On Chinese Trip, Obama Lacks Leverage

By Beacon Staff

Much has been written about how scripted and intentionally uncontroversial President Barack Obama’s visit to China has been, with a stilted talk to hand-picked students in Shanghai and a denial by Chinese leaders of an overture by the U.S. for a kind of “G2” partnership between the two global powers. The obvious reason is the massive U.S. trade deficit, but an excellent analysis by The Washington Post sums up nicely how hamstrung Obama finds himself in negotiations due to the trade imbalance and America’s fragile economy. Unsettling stuff.

From the Post:

In 1998, when President Bill Clinton stood before television cameras in Beijing’s Great Hall of the People, the United States owed more money to Spain than to China and did more than twice as much trade with Mexico.

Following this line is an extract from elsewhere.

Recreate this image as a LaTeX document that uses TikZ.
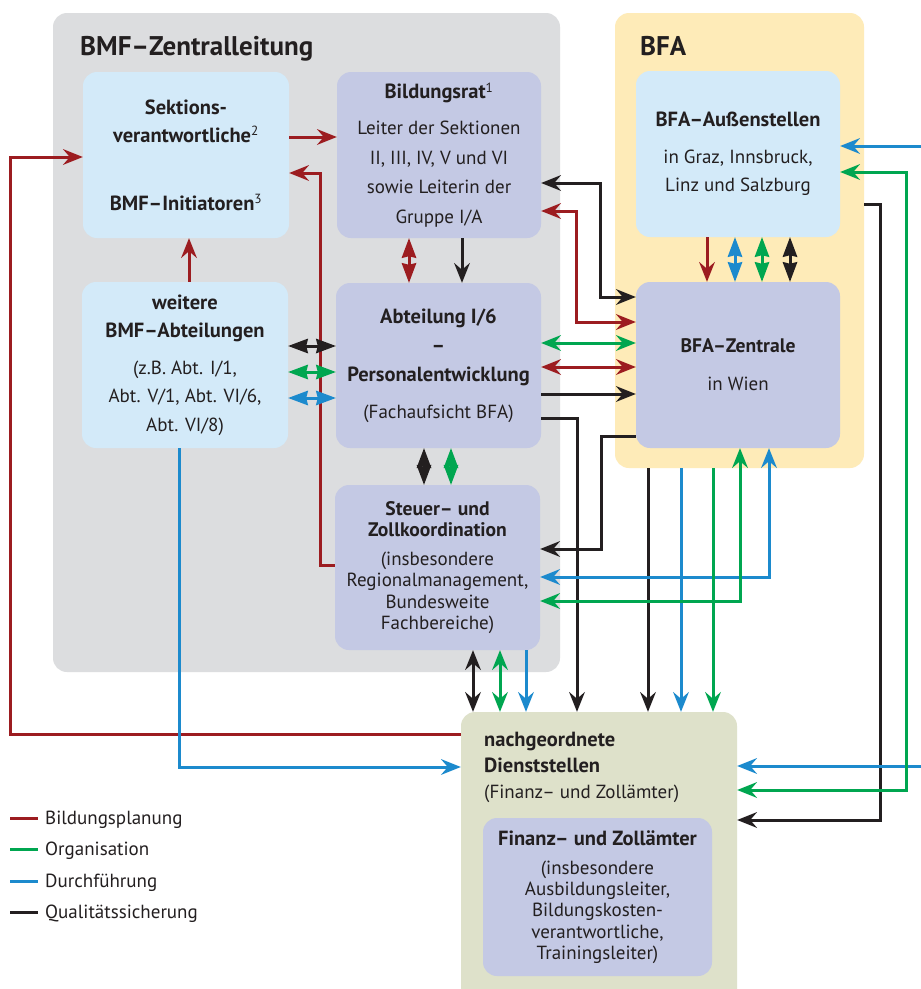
\documentclass[tikz,border=0pt]{standalone}
\usepackage{fontspec}
\setmainfont{PT Sans}
\usetikzlibrary{arrows.meta}
\definecolor{cRed}{HTML}{9C1C20}
\definecolor{cGreen}{HTML}{00A650}
\definecolor{cBlue}{HTML}{1C8ACD}
\definecolor{cBlack}{HTML}{231F20}
\definecolor{cText}{HTML}{231F20}
\definecolor{cGray}{HTML}{DCDDDF}
\definecolor{cYellow}{HTML}{FEEBB8}
\definecolor{cLBlue}{HTML}{D3EAF9}
\definecolor{cLav}{HTML}{C4C9E4}
\definecolor{cOlive}{HTML}{DEE1CA}
\newcommand{\bt}[2][20.5]{{\fontsize{#1}{29}\selectfont\bfseries #2}}
\newcommand{\supr}[1]{\textsuperscript{\mdseries #1}}
\begin{document}
\begin{tikzpicture}[x=1pt,y=-1pt,
  every node/.style={text=cText},
  panel/.style={rounded corners=14pt, inner sep=0pt},
  box/.style={rounded corners=14pt, inner sep=0pt, align=center},
  ttl/.style={font=\fontsize{27}{30}\selectfont\bfseries, inner sep=0pt, anchor=base west},
  ln/.style={line width=3pt, line join=miter},
  rl/.style={ln, draw=cRed},
  gl/.style={ln, draw=cGreen},
  bl/.style={ln, draw=cBlue},
  kl/.style={ln, draw=cBlack},
  >={Stealth[length=20pt,width=16pt,inset=7pt,line width=0pt]},
  dbl/.style={arrows={Stealth[length=20pt,width=15pt,inset=2pt,line width=0pt]-Stealth[length=20pt,width=15pt,inset=2pt,line width=0pt]}},
  lgt/.style={font=\fontsize{19}{22}\selectfont, inner sep=0pt, anchor=base west}
  ]
\useasboundingbox (0,0) rectangle (921,989);
\fill[white] (0,0) rectangle (921,989);

% panels
\node[panel, fill=cGray, minimum width=507pt, minimum height=659pt] (bmf) at (306.5,342.5) {};
\node[panel, fill=cYellow, minimum width=249pt, minimum height=455pt] (bfa) at (739.5,240.5) {};
\node[ttl] (bmfT) at (80,55) {BMF–Zentralleitung};
\node[ttl] (bfaT) at (640,55) {BFA};

% boxes
\node[box, fill=cLBlue, minimum width=206pt, minimum height=166pt,
  font=\fontsize{19}{28}\selectfont] (sek) at (186,155)
  {\bt{Sektions-}\\\bt{verantwortliche}\supr{2}\\[40pt]\bt{BMF–Initiatoren}\supr{3}};
\node[box, fill=cLav, minimum width=204pt, minimum height=166pt,
  font=\fontsize{19}{29.5}\selectfont] (bild) at (439,155)
  {\bt{Bildungsrat}\textsuperscript{1}\\[7pt]Leiter der Sektionen\\II, III, IV, V und VI\\sowie Leiterin der\\Gruppe I/A};
\node[box, fill=cLBlue, minimum width=206pt, minimum height=166pt,
  font=\fontsize{19}{28.5}\selectfont] (weit) at (185,365)
  {\bt{weitere}\\\bt{BMF–Abteilungen}\\[8pt](z.B. Abt. I/1,\\Abt. V/1, Abt. VI/6,\\Abt. VI/8)};
\node[box, fill=cLav, minimum width=205pt, minimum height=165pt,
  font=\fontsize{19}{29}\selectfont] (abt) at (438.5,365.5)
  {\bt{Abteilung I/6}\\\bt{–}\\\bt{Personalentwicklung}\\[8pt](Fachaufsicht BFA)};
\node[box, fill=cLav, minimum width=205pt, minimum height=165pt,
  font=\fontsize{19}{21.5}\selectfont] (steu) at (437.5,567.5)
  {\bt[19.6]{Steuer– und}\\\bt[19.6]{Zollkoordination}\\[7pt](insbesondere\\Regionalmanagement,\\Bundesweite\\Fachbereiche)};
\node[box, fill=cLBlue, minimum width=204pt, minimum height=166pt,
  font=\fontsize{19}{28}\selectfont] (auss) at (738,154)
  {\bt{BFA–Außenstellen}\\[9pt]in Graz, Innsbruck,\\Linz und Salzburg};
\node[box, fill=cLav, minimum width=204pt, minimum height=166pt,
  font=\fontsize{19}{28}\selectfont] (zent) at (738,365)
  {\bt[19.6]{BFA–Zentrale}\\[10pt]in Wien};
\node[panel, fill=cOlive, minimum width=276pt, minimum height=293pt] (nach) at (599,858.5) {};
\node[inner sep=0pt, anchor=base west, align=left,
  font=\fontsize{19}{26}\selectfont] (nachT) at (484,798)
  {\bt{nachgeordnete}\\\bt{Dienststellen}\\(Finanz– und Zollämter)};
\node[box, fill=cLav, minimum width=229pt, minimum height=158pt,
  font=\fontsize{19}{21.3}\selectfont] (fin) at (597.5,897)
  {\bt{Finanz– und Zollämter}\\[8pt](insbesondere\\Ausbildungsleiter,\\Bildungskosten-\\verantwortliche,\\Trainingsleiter)};

% free ends at the right edge
\coordinate (eB1) at (921,146);
\coordinate (eB2) at (921,766);

% ---------- red: Bildungsplanung
\draw[rl,->] (sek.east |- 0,137) -- (bild.west |- 0,137);
\draw[rl,->] (nach.west |- 0,734) -| (10,157) -- (sek.west |- 0,157);
\draw[rl,->] (steu.west |- 0,565) -| (320,173) -- (sek.east |- 0,173);
\draw[rl,->] (weit.north -| 189,0) -- (sek.south -| 189,0);
\draw[rl,dbl] (bild.south -| 409,0) -- (abt.north -| 409,0);
\draw[rl,<->] (bild.east |- 0,211) -| (576,322) -- (zent.west |- 0,322);
\draw[rl,<->] (abt.east |- 0,367) -- (zent.west |- 0,367);
\draw[rl,->] (auss.south -| 707,0) -- (zent.north -| 707,0);

% ---------- black: Qualitaetssicherung
\draw[kl,->] (bild.south -| 462,0) -- (abt.north -| 462,0);
\draw[kl,<->] (bild.east |- 0,183) -| (600,297) -- (zent.west |- 0,297);
\draw[kl,dbl] (weit.east |- 0,346) -- (abt.west |- 0,346);
\draw[kl,->] (abt.east |- 0,394) -- (zent.west |- 0,394);
\draw[kl,->] (abt.east |- 0,418) -| (nach.north -| 577,0);
\draw[kl,->] (zent.west |- 0,436) -| (601,549) -- (steu.east |- 0,549);
\draw[kl,dbl] (abt.south -| 424,0) -- (steu.north -| 424,0);
\draw[kl,<->] (steu.south -| 473,0) -- (nach.north -| 473,0);
\draw[kl,->] (bfa.south -| 648,0) -- (nach.north -| 648,0);
\draw[kl,dbl] (auss.south -| 790,0) -- (zent.north -| 790,0);
\draw[kl,->] (bfa.east |- 0,204) -| (880,820) -- (nach.east |- 0,820);

% ---------- blue: Durchfuehrung
\draw[bl,dbl] (weit.east |- 0,398) -- (abt.west |- 0,398);
\draw[bl,->] (weit.south -| 179,0) |- (nach.west |- 0,767);
\draw[bl,dbl] (auss.south -| 735,0) -- (zent.north -| 735,0);
\draw[bl,->] (bfa.south -| 681,0) -- (nach.north -| 681,0);
\draw[bl,<->] (zent.south -| 769,0) |- (steu.east |- 0,577);
\draw[bl,->] (steu.south -| 526,0) -- (nach.north -| 526,0);
\draw[bl,->] (eB1) -- (auss.east |- 0,146);
\draw[bl,->] (eB2) -- (nach.east |- 0,766);

% ---------- green: Organisation
\draw[gl,dbl] (weit.east |- 0,372) -- (abt.west |- 0,372);
\draw[gl,<->] (abt.east |- 0,343) -- (zent.west |- 0,343);
\draw[gl,dbl] (abt.south -| 451,0) -- (steu.north -| 451,0);
\draw[gl,<->] (steu.south -| 500,0) -- (nach.north -| 500,0);
\draw[gl,dbl] (auss.south -| 762,0) -- (zent.north -| 762,0);
\draw[gl,->] (bfa.south -| 713,0) -- (nach.north -| 713,0);
\draw[gl,<->] (zent.south -| 740,0) |- (steu.east |- 0,601);
\draw[gl,<->] (auss.east |- 0,172) -| (906,790) -- (nach.east |- 0,790);

% ---------- legend
\node[lgt] (lg1) at (45,824) {Bildungsplanung};
\node[lgt] (lg2) at (45,855) {Organisation};
\node[lgt] (lg3) at (45,887) {Durchführung};
\node[lgt] (lg4) at (45,918) {Qualitätssicherung};
\draw[rl] (10,818) -- (38,818);
\draw[gl] (10,849) -- (38,849);
\draw[bl] (10,881) -- (38,881);
\draw[kl] (10,912) -- (38,912);
\end{tikzpicture}
\end{document}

At a freewheeling news conference, Clinton criticized China’s military crackdown a decade earlier in Tiananmen Square and traded spirited jibes with President Jiang Zemin.

On Tuesday, Obama stood in the same building alongside another Chinese leader. This time, with the United States in hock to China for more than $1 trillion dollars and flooded with Chinese-made goods, it was a Chinese-style news conference. Each leader read a prepared statement and eyed the other in silence. There were no questions.